Changes applied before test
commit 6945c4efa49b05877a3be5e6bb72af988ebbe5bd
Author: Antoine Lambert <antoine.lambert@inria.fr>
Date:   Wed Apr 22 17:28:02 2020 +0200

    browse: Disambiguate URLs related to origin / snapshot context browsing
    
    Disambiguate and/or deprecate the following browse URLs:
    
      - GET /browse/origin/(origin_url)/content/(path)/
    
      - GET /browse/origin/(origin_url)/directory/(path)/
    
      - GET /browse/origin/(origin_url)/visit/(timestamp)/branches/
    
      - GET /browse/origin/(origin_url)/visit/(timestamp)/content/(path)/
    
      - GET /browse/origin/(origin_url)/visit/(timestamp)/directory/(path)/
    
      - GET /browse/origin/(origin_url)/visit/(timestamp)/log/
    
      - GET /browse/origin/(origin_url)/visit/(timestamp)/releases/
    
      - GET /browse/snapshot/(snapshot_id)/content/(path)/
    
      - GET /browse/snapshot/(snapshot_id)/directory/(path)/
    
    Replace their use by providing timestamp and path as query parameters to these endpoints
    for consistency:
    
      - GET /browse/origin/(origin_url)/content/
    
      - GET /browse/origin/(origin_url)/directory/
    
      - GET /browse/origin/(origin_url)/log/
    
      - GET /browse/origin/(origin_url)/branches/
    
      - GET /browse/origin/(origin_url)/releases/
    
      - GET /browse/snapshot/(snapshot_id)/content/
    
      - GET /browse/snapshot/(snapshot_id)/directory/
    
    Update endpoints documentation to reflect these changes.
    
    Closes T2115
    Closes T2135

See https://jenkins.softwareheritage.org/job/DWAPPS/job/tests-on-diff/79/ for more details.

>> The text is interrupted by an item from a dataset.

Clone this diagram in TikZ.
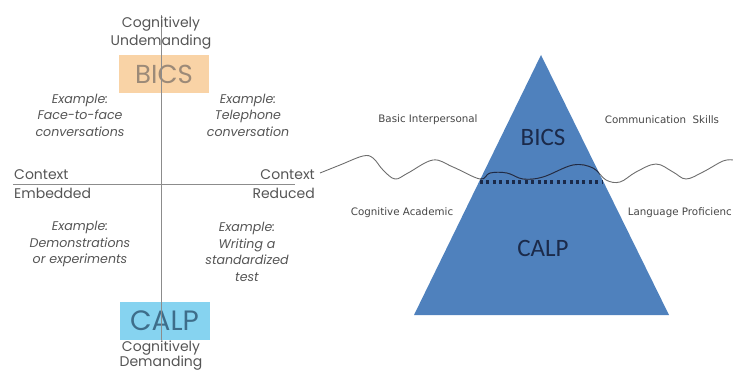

Wouldn't this be a good time to also move the URL to a query parameter? (Because of the double-slash issue that can happen on clients)

From my point of view, having the browsed object identifier as URL argument is better for consistency with the rest of the browse URL scheme.

Except those with a path, starting with this diff...

Regarding the double-slash issue, I think we already mitigated it in rDWAPPS56fb869644ad45e0648f4ad45c07619d468019b4

That only fixes trailing slashes, not all double slashes (eg. http:// in the origin url)

Wouldn't this be a good time to also move the URL to a query parameter? (Because of the double-slash issue that can happen on clients)

From my point of view, having the browsed object identifier as URL argument is better for consistency with the rest of the browse URL scheme.

Except those with a path, starting with this diff...

Regarding the double-slash issue, I think we already mitigated it in rDWAPPS56fb869644ad45e0648f4ad45c07619d468019b4

That only fixes trailing slashes, not all double slashes (eg. http:// in the origin url)

All right, will turn origin_url as a query parameter then before landing that diff.

You can do it in another diff, that will be less code to review

You can do it in another diff, that will be less code to review

Yes, you're right. Landing this then.